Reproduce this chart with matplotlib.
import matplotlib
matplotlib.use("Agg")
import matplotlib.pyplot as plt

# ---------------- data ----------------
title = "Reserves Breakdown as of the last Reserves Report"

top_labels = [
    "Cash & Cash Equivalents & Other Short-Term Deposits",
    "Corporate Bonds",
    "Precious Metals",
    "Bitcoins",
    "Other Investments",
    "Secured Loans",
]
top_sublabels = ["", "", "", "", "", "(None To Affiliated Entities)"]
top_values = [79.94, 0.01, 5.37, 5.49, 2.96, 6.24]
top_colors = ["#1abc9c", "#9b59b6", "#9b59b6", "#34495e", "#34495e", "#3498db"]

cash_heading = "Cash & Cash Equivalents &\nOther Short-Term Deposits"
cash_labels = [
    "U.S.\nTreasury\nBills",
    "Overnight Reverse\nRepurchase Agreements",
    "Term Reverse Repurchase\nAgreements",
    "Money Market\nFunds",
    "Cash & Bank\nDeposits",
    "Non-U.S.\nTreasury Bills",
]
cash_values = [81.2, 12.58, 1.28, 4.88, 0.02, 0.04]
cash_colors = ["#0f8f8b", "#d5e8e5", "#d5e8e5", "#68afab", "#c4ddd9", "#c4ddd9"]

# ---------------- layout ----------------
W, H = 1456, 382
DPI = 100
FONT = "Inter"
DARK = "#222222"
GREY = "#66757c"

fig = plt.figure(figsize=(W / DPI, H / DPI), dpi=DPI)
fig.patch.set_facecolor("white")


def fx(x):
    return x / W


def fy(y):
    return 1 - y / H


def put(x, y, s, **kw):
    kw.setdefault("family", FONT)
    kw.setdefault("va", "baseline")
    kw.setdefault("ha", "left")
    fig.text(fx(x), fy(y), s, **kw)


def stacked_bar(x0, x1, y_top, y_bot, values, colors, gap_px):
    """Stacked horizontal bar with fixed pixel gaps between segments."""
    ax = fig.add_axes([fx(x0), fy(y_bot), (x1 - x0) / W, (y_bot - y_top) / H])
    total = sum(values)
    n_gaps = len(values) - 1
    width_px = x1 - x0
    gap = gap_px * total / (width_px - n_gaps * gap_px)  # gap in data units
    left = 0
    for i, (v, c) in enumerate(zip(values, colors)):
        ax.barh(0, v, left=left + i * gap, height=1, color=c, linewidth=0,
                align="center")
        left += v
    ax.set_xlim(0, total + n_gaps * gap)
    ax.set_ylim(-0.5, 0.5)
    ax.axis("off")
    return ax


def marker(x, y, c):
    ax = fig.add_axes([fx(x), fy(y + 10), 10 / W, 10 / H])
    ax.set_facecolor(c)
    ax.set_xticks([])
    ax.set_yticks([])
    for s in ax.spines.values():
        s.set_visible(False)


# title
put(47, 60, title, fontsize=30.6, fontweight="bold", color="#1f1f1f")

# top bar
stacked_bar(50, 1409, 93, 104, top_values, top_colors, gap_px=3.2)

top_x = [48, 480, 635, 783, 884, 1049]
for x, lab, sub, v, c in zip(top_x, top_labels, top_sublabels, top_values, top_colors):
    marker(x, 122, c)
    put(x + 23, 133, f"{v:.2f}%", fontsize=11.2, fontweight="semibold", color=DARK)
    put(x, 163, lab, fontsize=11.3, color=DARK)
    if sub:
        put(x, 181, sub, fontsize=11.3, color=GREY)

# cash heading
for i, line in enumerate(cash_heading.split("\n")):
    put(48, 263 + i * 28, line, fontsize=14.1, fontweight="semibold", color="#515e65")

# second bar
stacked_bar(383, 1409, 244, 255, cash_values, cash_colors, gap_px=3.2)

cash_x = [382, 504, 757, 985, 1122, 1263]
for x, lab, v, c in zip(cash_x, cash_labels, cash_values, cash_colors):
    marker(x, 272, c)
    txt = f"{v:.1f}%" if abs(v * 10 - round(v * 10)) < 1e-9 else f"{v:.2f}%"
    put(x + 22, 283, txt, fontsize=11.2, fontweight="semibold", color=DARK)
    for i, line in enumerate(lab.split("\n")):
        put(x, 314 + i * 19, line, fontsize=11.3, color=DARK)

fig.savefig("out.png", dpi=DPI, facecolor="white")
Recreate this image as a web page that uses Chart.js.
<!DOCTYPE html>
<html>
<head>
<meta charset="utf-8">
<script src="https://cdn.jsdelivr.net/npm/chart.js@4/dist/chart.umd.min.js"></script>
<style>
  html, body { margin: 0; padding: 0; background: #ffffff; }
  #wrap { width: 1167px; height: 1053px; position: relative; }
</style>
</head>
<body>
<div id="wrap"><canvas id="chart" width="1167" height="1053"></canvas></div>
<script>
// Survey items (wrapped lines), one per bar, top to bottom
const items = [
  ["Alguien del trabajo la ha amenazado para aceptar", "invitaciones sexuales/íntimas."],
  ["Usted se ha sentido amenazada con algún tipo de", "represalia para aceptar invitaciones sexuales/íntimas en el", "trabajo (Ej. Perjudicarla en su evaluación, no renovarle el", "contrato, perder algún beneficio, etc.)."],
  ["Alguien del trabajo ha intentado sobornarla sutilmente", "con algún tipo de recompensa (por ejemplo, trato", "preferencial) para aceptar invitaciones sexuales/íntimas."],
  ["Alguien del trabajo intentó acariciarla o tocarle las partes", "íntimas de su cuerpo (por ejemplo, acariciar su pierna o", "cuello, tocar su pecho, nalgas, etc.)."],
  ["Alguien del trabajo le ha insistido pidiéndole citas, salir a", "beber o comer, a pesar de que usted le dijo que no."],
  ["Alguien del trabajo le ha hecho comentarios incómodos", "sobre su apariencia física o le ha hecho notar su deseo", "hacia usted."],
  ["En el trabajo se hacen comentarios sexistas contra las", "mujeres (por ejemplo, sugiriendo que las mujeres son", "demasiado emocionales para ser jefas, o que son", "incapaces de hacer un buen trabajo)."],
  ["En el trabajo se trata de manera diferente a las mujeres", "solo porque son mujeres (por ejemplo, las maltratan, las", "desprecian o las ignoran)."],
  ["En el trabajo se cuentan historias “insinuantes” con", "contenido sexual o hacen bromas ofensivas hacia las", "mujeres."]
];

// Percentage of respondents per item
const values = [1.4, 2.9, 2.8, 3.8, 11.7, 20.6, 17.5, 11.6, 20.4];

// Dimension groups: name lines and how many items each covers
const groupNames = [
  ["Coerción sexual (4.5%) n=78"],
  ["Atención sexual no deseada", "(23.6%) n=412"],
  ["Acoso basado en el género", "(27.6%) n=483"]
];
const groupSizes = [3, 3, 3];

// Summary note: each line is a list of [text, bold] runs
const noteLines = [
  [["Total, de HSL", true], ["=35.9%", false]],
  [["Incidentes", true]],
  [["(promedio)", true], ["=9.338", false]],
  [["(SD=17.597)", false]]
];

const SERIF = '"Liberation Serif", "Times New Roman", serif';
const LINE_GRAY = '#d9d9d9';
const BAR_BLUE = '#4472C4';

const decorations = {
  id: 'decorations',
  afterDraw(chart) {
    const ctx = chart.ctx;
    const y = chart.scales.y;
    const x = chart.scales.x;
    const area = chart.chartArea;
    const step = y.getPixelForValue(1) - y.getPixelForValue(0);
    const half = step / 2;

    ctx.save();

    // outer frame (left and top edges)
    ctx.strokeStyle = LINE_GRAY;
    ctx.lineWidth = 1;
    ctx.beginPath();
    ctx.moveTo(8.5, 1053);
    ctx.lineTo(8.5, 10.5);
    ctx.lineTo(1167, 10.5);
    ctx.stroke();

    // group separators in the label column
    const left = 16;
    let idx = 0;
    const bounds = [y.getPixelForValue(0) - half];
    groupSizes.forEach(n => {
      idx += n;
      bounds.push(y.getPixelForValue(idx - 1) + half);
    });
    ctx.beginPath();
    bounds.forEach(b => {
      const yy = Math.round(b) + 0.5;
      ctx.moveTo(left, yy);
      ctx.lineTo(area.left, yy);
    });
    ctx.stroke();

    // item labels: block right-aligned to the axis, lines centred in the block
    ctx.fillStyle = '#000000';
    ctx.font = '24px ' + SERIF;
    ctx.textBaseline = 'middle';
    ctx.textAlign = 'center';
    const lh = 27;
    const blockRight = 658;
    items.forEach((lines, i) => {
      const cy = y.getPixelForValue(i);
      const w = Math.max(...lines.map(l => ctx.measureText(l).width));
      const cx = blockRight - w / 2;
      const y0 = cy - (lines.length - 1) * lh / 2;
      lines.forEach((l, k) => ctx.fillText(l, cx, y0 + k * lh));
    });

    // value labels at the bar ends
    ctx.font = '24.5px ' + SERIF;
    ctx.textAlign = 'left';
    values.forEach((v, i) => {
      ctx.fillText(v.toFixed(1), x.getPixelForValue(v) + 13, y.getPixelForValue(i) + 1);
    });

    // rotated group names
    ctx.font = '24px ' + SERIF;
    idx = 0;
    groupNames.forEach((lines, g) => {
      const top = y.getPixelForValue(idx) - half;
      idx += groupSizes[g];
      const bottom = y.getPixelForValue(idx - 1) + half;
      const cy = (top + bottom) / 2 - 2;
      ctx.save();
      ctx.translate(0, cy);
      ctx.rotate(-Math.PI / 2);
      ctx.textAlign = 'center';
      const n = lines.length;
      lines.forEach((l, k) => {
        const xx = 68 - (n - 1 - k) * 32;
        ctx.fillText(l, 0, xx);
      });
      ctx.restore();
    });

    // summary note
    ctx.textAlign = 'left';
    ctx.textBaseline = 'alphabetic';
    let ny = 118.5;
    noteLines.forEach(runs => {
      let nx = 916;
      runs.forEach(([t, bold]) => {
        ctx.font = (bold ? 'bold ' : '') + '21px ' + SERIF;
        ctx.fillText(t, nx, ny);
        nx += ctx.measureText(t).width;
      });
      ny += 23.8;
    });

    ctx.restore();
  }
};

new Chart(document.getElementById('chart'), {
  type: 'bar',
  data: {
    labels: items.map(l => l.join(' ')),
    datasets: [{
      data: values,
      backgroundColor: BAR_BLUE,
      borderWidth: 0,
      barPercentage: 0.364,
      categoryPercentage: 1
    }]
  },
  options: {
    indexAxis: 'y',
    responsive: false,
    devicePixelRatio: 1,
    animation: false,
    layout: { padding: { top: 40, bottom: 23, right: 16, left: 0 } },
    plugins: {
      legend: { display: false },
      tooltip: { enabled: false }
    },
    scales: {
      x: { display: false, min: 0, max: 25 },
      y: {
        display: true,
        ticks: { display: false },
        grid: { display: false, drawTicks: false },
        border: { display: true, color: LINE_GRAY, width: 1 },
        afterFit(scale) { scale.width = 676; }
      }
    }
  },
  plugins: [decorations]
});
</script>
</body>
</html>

» WHAT YOU WILL DO
Return only the lines spanning from the first line of the material through the line with "Breakdown as of", copied exactly, both ends kept.

» FINAL RESULT
Reproduce this chart with matplotlib.
import matplotlib
matplotlib.use("Agg")
import matplotlib.pyplot as plt

# ---------------- data ----------------
title = "Reserves Breakdown as of the last Reserves Report"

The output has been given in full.